═══ DATA

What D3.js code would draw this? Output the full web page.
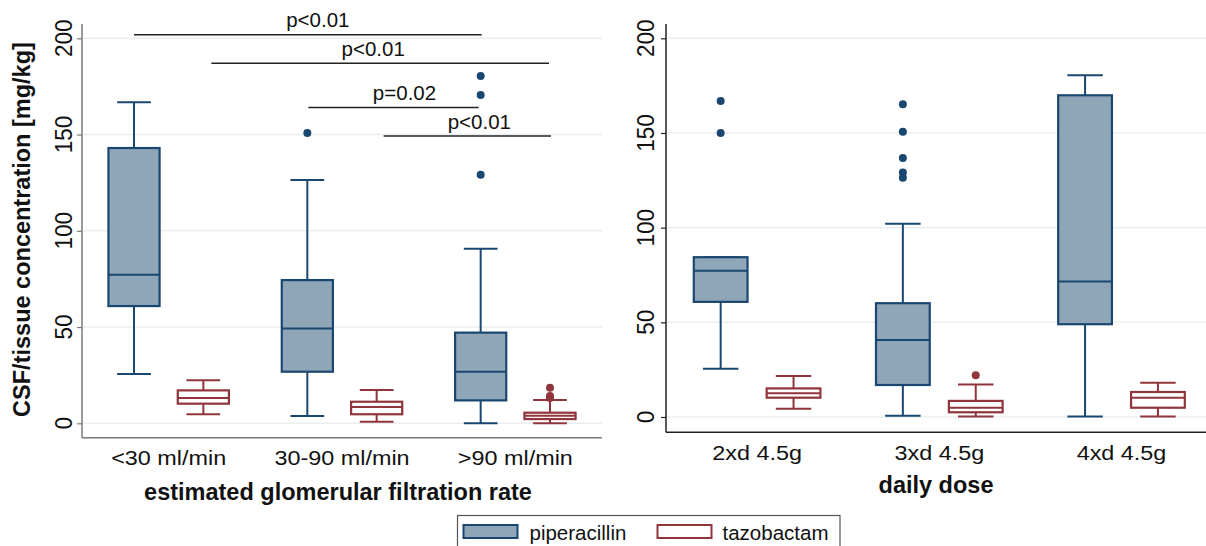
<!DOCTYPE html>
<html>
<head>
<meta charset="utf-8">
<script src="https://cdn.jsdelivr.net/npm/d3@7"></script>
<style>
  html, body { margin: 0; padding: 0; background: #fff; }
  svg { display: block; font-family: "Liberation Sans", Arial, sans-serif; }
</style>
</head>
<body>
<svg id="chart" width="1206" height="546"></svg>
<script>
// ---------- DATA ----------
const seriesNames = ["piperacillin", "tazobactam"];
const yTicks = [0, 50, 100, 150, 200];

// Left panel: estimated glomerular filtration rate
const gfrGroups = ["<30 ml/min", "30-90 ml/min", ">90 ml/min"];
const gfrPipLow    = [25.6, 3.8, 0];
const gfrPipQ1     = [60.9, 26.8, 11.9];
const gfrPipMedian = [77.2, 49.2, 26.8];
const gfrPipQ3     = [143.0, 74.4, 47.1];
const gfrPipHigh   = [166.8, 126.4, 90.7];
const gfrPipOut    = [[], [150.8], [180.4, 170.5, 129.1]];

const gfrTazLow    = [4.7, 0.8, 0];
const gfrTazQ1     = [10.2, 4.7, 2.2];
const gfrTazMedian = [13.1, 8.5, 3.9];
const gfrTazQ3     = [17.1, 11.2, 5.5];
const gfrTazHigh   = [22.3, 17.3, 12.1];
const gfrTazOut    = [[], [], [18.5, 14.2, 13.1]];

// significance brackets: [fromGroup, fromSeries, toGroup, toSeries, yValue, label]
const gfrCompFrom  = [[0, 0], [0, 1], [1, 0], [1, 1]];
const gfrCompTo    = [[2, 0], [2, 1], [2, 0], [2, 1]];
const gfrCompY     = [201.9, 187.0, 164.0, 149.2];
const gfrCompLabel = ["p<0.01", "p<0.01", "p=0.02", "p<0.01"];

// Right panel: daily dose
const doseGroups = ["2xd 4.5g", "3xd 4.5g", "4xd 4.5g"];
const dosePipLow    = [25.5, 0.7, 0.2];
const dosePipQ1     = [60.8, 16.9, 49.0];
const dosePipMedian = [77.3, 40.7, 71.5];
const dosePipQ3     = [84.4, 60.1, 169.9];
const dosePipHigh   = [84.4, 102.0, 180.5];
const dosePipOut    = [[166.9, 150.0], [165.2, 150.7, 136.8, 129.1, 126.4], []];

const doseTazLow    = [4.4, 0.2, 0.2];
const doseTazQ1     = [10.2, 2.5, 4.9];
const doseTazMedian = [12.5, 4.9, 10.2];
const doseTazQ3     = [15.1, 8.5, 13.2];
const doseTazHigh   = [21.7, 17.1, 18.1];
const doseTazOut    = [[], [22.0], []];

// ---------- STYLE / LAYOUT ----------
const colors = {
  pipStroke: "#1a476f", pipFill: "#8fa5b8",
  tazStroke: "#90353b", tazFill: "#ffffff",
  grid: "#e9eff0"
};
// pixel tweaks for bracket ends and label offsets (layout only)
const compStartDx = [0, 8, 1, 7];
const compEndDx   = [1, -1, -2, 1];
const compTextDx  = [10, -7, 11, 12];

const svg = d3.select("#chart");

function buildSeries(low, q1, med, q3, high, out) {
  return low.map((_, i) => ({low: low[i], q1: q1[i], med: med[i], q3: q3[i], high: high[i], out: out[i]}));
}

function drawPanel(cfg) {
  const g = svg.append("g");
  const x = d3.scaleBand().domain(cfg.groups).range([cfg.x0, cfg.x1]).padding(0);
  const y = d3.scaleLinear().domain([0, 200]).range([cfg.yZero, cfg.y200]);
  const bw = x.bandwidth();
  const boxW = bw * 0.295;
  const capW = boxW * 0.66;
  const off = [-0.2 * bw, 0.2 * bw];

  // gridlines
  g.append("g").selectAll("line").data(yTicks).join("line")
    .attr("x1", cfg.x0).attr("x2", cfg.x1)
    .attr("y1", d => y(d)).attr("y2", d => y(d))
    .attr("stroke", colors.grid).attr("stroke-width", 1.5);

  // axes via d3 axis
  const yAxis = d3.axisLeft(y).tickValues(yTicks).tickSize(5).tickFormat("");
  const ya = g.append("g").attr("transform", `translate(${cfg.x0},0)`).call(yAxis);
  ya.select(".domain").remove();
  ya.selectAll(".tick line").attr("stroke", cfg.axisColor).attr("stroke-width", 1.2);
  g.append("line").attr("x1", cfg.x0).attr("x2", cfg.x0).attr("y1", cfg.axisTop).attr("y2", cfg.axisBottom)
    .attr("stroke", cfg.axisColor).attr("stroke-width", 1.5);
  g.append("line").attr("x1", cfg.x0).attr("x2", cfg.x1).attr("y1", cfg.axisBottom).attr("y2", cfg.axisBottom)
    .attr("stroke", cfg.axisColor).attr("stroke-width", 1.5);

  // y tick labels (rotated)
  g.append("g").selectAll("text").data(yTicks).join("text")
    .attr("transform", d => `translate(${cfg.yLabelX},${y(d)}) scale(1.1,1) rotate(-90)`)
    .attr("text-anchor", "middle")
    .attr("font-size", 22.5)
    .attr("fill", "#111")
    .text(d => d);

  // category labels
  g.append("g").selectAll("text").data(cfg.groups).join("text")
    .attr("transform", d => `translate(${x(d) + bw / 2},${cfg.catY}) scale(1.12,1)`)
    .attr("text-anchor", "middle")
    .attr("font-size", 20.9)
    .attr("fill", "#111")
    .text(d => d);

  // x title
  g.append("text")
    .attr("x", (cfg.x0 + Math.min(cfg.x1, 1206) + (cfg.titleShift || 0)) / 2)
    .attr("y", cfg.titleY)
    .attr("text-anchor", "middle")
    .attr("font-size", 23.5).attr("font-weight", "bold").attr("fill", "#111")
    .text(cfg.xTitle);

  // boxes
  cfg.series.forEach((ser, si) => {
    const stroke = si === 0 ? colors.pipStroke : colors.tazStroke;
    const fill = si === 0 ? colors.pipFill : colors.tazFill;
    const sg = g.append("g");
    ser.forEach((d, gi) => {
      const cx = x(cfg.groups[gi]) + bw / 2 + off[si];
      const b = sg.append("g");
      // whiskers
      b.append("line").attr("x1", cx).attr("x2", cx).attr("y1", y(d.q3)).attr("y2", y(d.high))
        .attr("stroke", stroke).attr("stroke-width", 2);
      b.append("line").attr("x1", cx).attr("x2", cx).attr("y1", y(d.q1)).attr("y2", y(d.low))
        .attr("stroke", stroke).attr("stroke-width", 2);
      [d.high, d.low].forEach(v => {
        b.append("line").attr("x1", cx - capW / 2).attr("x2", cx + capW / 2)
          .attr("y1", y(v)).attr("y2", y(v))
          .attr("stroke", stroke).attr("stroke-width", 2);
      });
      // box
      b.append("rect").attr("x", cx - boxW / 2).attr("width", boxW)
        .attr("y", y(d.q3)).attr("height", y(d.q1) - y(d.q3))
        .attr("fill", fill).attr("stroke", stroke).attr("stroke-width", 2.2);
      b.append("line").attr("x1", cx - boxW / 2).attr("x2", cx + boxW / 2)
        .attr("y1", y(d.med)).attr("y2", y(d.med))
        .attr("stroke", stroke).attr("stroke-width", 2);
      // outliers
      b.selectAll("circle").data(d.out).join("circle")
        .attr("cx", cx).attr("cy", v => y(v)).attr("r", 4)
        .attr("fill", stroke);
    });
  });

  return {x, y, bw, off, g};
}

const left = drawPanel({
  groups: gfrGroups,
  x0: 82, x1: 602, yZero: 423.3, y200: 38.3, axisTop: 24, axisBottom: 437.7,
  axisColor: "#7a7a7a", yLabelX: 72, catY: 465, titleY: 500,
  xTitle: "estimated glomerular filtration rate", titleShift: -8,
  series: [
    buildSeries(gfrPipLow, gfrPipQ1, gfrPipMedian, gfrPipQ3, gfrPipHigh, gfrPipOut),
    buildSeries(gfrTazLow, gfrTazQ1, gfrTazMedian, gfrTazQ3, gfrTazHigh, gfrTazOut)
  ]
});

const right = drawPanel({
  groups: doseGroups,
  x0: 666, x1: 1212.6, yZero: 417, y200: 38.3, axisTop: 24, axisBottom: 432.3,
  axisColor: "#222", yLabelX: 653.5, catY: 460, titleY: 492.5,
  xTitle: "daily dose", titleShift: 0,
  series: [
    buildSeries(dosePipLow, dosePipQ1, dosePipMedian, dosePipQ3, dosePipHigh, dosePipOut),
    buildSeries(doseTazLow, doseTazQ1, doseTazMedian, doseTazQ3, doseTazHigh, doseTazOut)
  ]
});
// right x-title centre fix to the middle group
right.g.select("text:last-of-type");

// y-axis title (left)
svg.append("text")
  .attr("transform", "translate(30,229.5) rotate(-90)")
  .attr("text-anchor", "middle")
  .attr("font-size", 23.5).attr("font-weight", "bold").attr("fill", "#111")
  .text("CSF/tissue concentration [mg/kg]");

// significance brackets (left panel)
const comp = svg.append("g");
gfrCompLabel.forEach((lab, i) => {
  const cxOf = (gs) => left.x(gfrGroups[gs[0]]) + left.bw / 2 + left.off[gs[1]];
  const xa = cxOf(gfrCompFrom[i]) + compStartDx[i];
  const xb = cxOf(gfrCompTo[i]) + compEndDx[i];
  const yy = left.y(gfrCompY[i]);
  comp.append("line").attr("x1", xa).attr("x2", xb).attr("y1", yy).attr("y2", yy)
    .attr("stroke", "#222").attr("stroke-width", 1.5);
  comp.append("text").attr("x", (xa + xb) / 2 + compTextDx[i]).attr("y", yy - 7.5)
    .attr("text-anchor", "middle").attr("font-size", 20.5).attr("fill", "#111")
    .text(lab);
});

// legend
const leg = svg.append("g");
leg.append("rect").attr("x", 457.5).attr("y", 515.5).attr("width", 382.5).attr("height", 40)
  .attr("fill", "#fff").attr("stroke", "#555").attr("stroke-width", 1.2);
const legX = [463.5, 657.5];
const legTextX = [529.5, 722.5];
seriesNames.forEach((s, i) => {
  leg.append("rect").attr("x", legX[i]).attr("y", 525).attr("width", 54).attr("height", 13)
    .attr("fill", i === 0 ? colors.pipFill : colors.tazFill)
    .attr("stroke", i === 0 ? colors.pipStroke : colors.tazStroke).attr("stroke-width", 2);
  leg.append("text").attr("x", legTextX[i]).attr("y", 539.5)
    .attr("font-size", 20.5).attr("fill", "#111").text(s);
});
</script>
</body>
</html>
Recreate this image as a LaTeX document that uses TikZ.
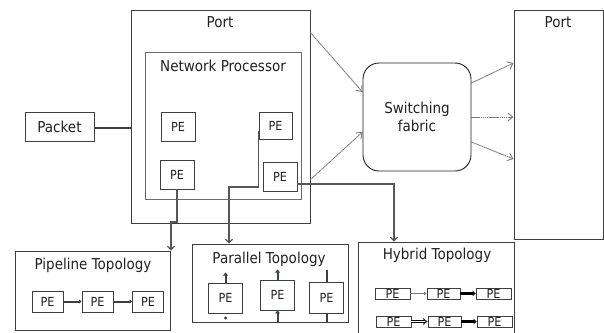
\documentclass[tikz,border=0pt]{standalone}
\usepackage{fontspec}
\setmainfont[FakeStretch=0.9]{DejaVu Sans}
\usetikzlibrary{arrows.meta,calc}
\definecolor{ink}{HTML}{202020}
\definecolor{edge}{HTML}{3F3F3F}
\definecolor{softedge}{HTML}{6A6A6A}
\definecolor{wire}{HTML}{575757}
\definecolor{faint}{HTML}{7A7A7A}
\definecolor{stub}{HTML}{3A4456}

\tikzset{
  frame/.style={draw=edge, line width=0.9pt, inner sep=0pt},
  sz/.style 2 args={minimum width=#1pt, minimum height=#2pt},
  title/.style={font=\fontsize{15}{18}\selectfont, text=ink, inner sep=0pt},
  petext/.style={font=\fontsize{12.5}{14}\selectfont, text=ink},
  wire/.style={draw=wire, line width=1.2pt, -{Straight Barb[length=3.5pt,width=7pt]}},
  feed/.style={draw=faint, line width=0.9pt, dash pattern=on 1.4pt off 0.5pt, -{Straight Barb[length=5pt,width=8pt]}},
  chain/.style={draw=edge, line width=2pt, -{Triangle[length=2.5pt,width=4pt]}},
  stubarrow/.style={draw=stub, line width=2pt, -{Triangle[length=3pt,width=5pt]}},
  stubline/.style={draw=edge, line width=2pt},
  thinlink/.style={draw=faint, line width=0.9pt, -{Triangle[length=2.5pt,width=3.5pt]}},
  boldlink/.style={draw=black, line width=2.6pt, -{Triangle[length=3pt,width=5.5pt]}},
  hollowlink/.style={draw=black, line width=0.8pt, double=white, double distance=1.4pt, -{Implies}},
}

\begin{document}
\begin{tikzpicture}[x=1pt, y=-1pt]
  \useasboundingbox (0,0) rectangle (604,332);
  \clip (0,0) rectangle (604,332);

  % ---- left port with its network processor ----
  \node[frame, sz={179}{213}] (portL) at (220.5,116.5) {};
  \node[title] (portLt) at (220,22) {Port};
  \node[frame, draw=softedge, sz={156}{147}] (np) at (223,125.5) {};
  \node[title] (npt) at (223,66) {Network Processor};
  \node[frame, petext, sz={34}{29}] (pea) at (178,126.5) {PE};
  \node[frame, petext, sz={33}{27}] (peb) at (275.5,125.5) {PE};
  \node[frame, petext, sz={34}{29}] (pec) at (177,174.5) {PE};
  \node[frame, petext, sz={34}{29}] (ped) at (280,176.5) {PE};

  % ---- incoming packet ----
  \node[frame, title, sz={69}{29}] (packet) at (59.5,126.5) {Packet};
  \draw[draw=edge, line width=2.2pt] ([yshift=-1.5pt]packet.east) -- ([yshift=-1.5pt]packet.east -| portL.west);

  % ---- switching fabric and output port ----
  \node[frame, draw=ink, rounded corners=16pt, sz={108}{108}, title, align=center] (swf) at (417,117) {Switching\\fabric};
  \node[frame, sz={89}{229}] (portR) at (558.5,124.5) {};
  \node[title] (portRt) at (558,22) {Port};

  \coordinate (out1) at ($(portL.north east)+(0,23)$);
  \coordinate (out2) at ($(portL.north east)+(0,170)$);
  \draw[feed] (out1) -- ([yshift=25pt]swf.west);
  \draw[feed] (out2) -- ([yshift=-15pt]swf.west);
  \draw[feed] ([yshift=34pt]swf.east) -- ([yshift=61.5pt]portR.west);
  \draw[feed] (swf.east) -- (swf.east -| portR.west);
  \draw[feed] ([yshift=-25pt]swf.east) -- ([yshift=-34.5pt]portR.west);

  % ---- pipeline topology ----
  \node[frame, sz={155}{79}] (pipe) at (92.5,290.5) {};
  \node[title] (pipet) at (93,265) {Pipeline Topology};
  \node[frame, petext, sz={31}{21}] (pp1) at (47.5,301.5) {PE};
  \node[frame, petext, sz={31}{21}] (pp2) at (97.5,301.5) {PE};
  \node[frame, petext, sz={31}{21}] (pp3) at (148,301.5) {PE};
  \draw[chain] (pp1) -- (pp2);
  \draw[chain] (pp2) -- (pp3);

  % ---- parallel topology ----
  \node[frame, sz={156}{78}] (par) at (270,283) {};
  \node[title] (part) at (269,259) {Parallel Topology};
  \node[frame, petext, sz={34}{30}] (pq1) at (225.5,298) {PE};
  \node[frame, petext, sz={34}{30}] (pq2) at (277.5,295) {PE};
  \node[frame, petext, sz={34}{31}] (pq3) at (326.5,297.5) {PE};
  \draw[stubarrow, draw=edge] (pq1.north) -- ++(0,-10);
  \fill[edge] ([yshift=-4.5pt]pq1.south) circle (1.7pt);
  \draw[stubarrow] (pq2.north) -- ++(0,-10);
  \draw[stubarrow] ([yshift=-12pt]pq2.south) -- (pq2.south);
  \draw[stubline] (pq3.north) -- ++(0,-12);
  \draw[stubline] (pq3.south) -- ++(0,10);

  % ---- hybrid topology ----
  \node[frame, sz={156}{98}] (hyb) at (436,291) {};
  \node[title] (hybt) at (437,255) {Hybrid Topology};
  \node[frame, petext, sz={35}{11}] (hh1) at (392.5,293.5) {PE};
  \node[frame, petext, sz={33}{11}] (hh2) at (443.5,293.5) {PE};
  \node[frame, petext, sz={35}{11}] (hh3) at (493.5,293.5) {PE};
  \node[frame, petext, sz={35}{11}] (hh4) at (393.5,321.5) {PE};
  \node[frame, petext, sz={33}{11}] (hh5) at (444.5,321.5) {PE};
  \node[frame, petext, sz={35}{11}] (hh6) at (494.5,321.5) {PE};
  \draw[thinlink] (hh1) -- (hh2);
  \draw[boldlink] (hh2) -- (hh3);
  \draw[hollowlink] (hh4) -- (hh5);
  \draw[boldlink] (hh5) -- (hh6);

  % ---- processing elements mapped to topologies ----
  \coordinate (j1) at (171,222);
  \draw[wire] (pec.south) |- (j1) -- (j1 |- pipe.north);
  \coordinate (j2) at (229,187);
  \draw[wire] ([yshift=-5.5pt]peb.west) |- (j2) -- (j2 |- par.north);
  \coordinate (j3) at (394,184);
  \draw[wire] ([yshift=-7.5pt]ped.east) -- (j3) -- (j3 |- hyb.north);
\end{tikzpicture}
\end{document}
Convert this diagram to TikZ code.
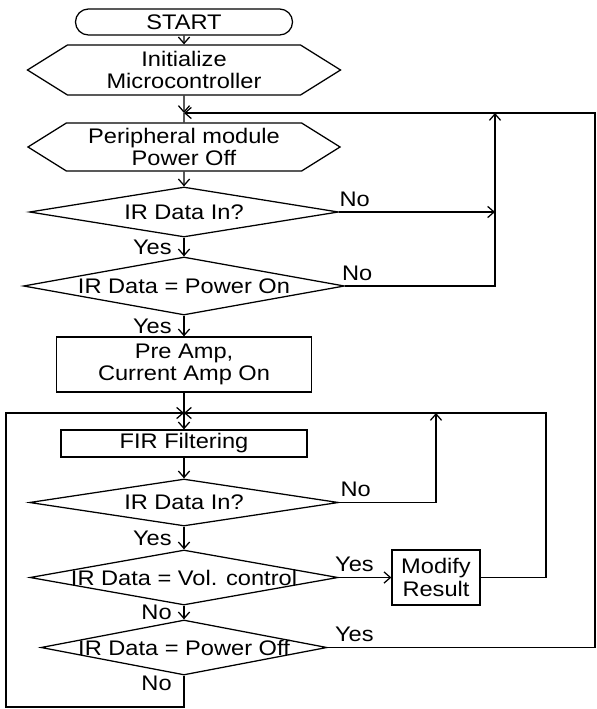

══════

Count the lines in the material above where the string "this" appears, then state only that count.

3